On May 12, 2025, the Company filed the Series X Certificate of Amendment with the Secretary of State of the State of Delaware, thereby amending the Series X Certificate of Designations. The Series X Certificate of Amendment became effective with the Secretary of State of the State of Delaware upon filing.

 

The foregoing descriptions of the Series X Amendment Agreement and the Series X Certificate of Amendment are qualified in their entirety by reference to the full text of each such document, copies of which are filed as Exhibit 10.1 and Exhibit 3.1, respectively, to this Current Report on Form 8-K and are incorporated by reference herein.

 

 
 

 

Item 3.03. Material Modification to Rights of Security Holders.

 

The matters described in Item 1.01 of this Current Report on Form 8-K related to the Preferred Stock, the Series X Preferred Stock, the Certificate of Designations and the Series X Certificate of Amendment are incorporated herein by reference.

 

Item 5.03. Amendments to Articles of Incorporation or Bylaws; Change in Fiscal Year.

 

The matters described in Item 1.01 of this Current Report on Form 8-K related to the filing of the Certificate of Designations and the Series X Certificate of Amendment are incorporated herein by reference.

 

Item 8.01. Other Events.

 

On May 15, 2025, the Company issued a press release announcing the pricing of the Offering.

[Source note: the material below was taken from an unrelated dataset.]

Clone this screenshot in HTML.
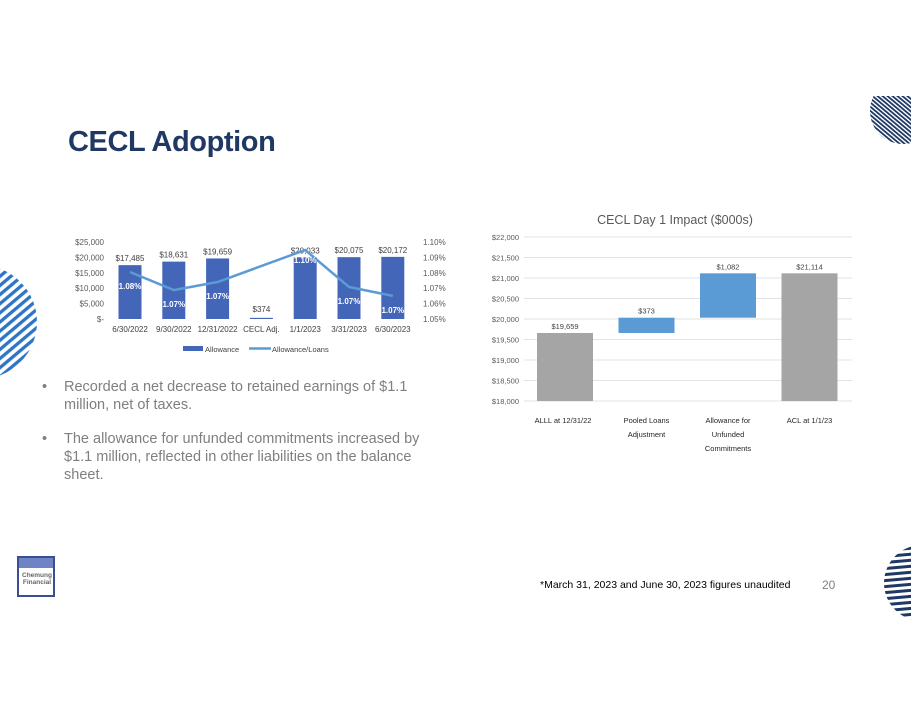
<!DOCTYPE html>
<html><head><meta charset="utf-8">
<style>
body{margin:0;background:#fff;width:911px;height:704px;overflow:hidden;position:relative;font-family:"Liberation Sans",sans-serif}
.abs{position:absolute}
</style></head>
<body>
<svg class="abs" style="left:0;top:0" width="911" height="704">
  <defs>
    <clipPath id="c1"><circle cx="903" cy="111" r="33"/></clipPath>
    <clipPath id="c2"><circle cx="-20" cy="322" r="57"/></clipPath>
    <clipPath id="c3"><circle cx="922" cy="583" r="38"/></clipPath>
    <pattern id="p1" width="3.2" height="3.2" patternUnits="userSpaceOnUse" patternTransform="rotate(-50)">
      <rect x="0" y="0" width="1.8" height="3.2" fill="#1f3864"/>
    </pattern>
    <pattern id="p2" width="7" height="7" patternUnits="userSpaceOnUse" patternTransform="rotate(-40)">
      <rect x="0" y="0" width="7" height="3.3" fill="#2e75c6"/>
    </pattern>
    <pattern id="p3" width="6" height="6" patternUnits="userSpaceOnUse" patternTransform="rotate(-5)">
      <rect x="0" y="0" width="6" height="3" fill="#1f3864"/>
    </pattern>
  </defs>
  <rect clip-path="url(#c1)" x="860" y="96" width="51" height="55" fill="url(#p1)"/>
  <rect clip-path="url(#c2)" x="0" y="260" width="60" height="125" fill="url(#p2)"/>
  <rect clip-path="url(#c3)" x="880" y="540" width="31" height="90" fill="url(#p3)"/>
</svg>

<div class="abs" style="left:68px;top:126px;font-size:29px;font-weight:bold;color:#1f3864;letter-spacing:-0.4px">CECL Adoption</div>

<div class="abs" style="left:42px;top:378px;width:400px;font-size:14.5px;color:#7f7f7f;line-height:18px">
  <div style="position:relative;padding-left:22px">
    <span style="position:absolute;left:0">•</span>Recorded a net decrease to retained earnings of $1.1 million, net of taxes.</div>
  <div style="position:relative;padding-left:22px;margin-top:16px">
    <span style="position:absolute;left:0">•</span>The allowance for unfunded commitments increased by $1.1 million, reflected in other liabilities on the balance sheet.</div>
</div>

<div class="abs" style="left:17px;top:556px;width:38px;height:41px;background:#fff;border:2px solid #3a4f8f;box-sizing:border-box;overflow:hidden">
  <div style="position:absolute;left:0;top:0;width:100%;height:10px;background:#6f84c4"></div>
  <div style="position:absolute;left:2px;top:14px;font-size:6.5px;font-weight:bold;color:#666;line-height:7px;text-align:center;width:32px">Chemung Financial</div>
</div>

<div class="abs" style="left:540px;top:579px;font-size:10.5px;color:#000">*March 31, 2023 and June 30, 2023 figures unaudited</div>
<div class="abs" style="left:822px;top:578px;font-size:12px;color:#7f7f7f">20</div>

<svg class="abs" style="left:0;top:0" width="911" height="704" id="chart1" font-family="Liberation Sans, sans-serif"></svg>
<svg class="abs" style="left:0;top:0" width="911" height="704" id="chart2" font-family="Liberation Sans, sans-serif"></svg>

<script>
const cats1 = ["6/30/2022","9/30/2022","12/31/2022","CECL Adj.","1/1/2023","3/31/2023","6/30/2023"];
const allowance = [17485,18631,19659,374,20033,20075,20172];
const allowanceLabels = ["$17,485","$18,631","$19,659","$374","$20,033","$20,075","$20,172"];
const ratio = [1.0805,1.0688,1.074,null,1.0948,1.0708,1.065];
const ratioLabels = ["1.08%","1.07%","1.07%","","1.10%","1.07%","1.07%"];
const leftTicks = [0,5000,10000,15000,20000,25000];
const leftTickLabels = ["$-","$5,000","$10,000","$15,000","$20,000","$25,000"];
const rightTicks = [1.05,1.06,1.07,1.08,1.09,1.10];
const rightTickLabels = ["1.05%","1.06%","1.07%","1.08%","1.09%","1.10%"];

const cats2 = [["ALLL at 12/31/22"],["Pooled Loans","Adjustment"],["Allowance for","Unfunded","Commitments"],["ACL at 1/1/23"]];
const wfStart = [18000,19659,20032,21114];
const wfEnd = [19659,20032,21114,18000];
const wfLabels = ["$19,659","$373","$1,082","$21,114"];
const wfColors = ["#a5a5a5","#5b9bd5","#5b9bd5","#a5a5a5"];
const ticks2 = [18000,18500,19000,19500,20000,20500,21000,21500,22000];
const tickLabels2 = ["$18,000","$18,500","$19,000","$19,500","$20,000","$20,500","$21,000","$21,500","$22,000"];

const NS="http://www.w3.org/2000/svg";
function mk(p,tag,attrs,txt){const e=document.createElementNS(NS,tag);for(const k in attrs)e.setAttribute(k,attrs[k]);if(txt!==undefined)e.textContent=txt;p.appendChild(e);return e;}

// Chart 1
const s1=document.getElementById('chart1');
const x1=i=>130+i*43.8;
const yL=v=>319-(v/25000)*77;
const yR=v=>319-((v-1.05)/0.05)*77;
leftTicks.forEach((t,i)=>{
  const e=mk(s1,'text',{x:104,y:yL(t)+3,'text-anchor':'end','font-size':8,fill:'#595959'},leftTickLabels[i]);
  
  
});
rightTicks.forEach((t,i)=>{
  const e=mk(s1,'text',{x:423,y:yR(t)+3,'font-size':8,fill:'#595959'},rightTickLabels[i]);
  
  
});
cats1.forEach((c,i)=>{
  const e=mk(s1,'text',{x:x1(i),y:332,'text-anchor':'middle','font-size':8,fill:'#404040'},c);
  
  
});
allowance.forEach((v,i)=>{
  const y=yL(v);
  const r=mk(s1,'rect',{x:x1(i)-11.5,y:y,width:23,height:Math.max(1,319-y),fill:'#4466b8'});
  
  
  const t=mk(s1,'text',{x:x1(i),y:v<2000?312:y-4,'text-anchor':'middle','font-size':8,fill:'#404040'},allowanceLabels[i]);
  
  
});
let pts=[];ratio.forEach((v,i)=>{if(v!==null)pts.push(x1(i)+','+yR(v));});
const pl=mk(s1,'polyline',{points:pts.join(' '),fill:'none',stroke:'#5b9bd5','stroke-width':2.5});


ratio.forEach((v,i)=>{
  if(v===null)return;
  const t=mk(s1,'text',{x:x1(i),y:yR(v)+17,'text-anchor':'middle','font-size':8,'font-weight':'bold',fill:'#fff'},ratioLabels[i]);
  if(i===4)t.setAttribute('y',yR(v)+13);
  
  
});
const lr=mk(s1,'rect',{x:183,y:346,width:20,height:5,fill:'#4466b8'});


const lt=mk(s1,'text',{x:205,y:352,'font-size':7.5,fill:'#404040'},'Allowance');


const ll=mk(s1,'line',{x1:249,y1:348.5,x2:271,y2:348.5,stroke:'#5b9bd5','stroke-width':2.5});


const lt2=mk(s1,'text',{x:272,y:352,'font-size':7.5,fill:'#404040'},'Allowance/Loans');



// Chart 2
const s2=document.getElementById('chart2');
const x2=i=>565+i*81.5;
const y2=v=>401-((v-18000)/4000)*164;
const ttl=mk(s2,'text',{x:675,y:224,'text-anchor':'middle','font-size':12.5,fill:'#595959'},'CECL Day 1 Impact ($000s)');


ticks2.forEach((t,i)=>{
  const g=mk(s2,'line',{x1:524,x2:852,y1:y2(t),y2:y2(t),stroke:'#e3e3e3','stroke-width':1});
  
  
  const e=mk(s2,'text',{x:519,y:y2(t)+3,'text-anchor':'end','font-size':7.5,fill:'#595959'},tickLabels2[i]);
  
  
});
wfStart.forEach((s,i)=>{
  const a=Math.max(s,wfEnd[i]),b=Math.min(s,wfEnd[i]);
  const r=mk(s2,'rect',{x:x2(i)-28,y:y2(a),width:56,height:y2(b)-y2(a),fill:wfColors[i]});
  
  
  const t=mk(s2,'text',{x:x2(i),y:y2(a)-4,'text-anchor':'middle','font-size':7.5,fill:'#404040'},wfLabels[i]);
  
  
});
cats2.forEach((lines,i)=>{
  lines.forEach((ln,j)=>{
    const t=mk(s2,'text',{x:x2(i)+(i===0?-2:0),y:423+j*14,'text-anchor':'middle','font-size':7.5,fill:'#262626'},ln);
    
    
  });
});
</script>
</body></html>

A copy of such press release is attached as Exhibit 99.1 to this Current Report on Form 8-K and is hereby incorporated by reference herein.

 

Item 9.01. Financial Statements and Exhibits.

 

(d) Exhibits.

 

Exhibit Number   Description of Exhibit
1.1   Underwriting Agreement, by and between the Company and Dawson James Securities, Inc., dated as of May 14, 2025.
3.1   Certificate of Amendment to Certificate of Designation of Preferences, Rights and Limitations of Series X Non-Voting Convertible Preferred Stock.
3.2   Certificate of Designation of the Preferences, Rights and Limitations of Series G Convertible Preferred Stock.
4.1   Form of Common Warrant issued on May 16, 2025.
4.2   Form of Representative’s Warrant issued on May 16, 2025.
10.1   Form of Amendment Agreement, dated as of May 12, 2025, by and among the Company and the holders party thereto.
99.1   Press Release, dated May 15, 2025.
104   Cover Page Interactive Data File (embedded within the Inline XBRL document)

 

 
 

 

SIGNATURES

 

Pursuant to the requirements of the Securities Exchange Act of 1934, as amended, the Registrant has duly caused this report to be signed on its behalf by the undersigned hereunto duly authorized.

 

Date: May 16, 2025 NANOVIBRONIX, Inc.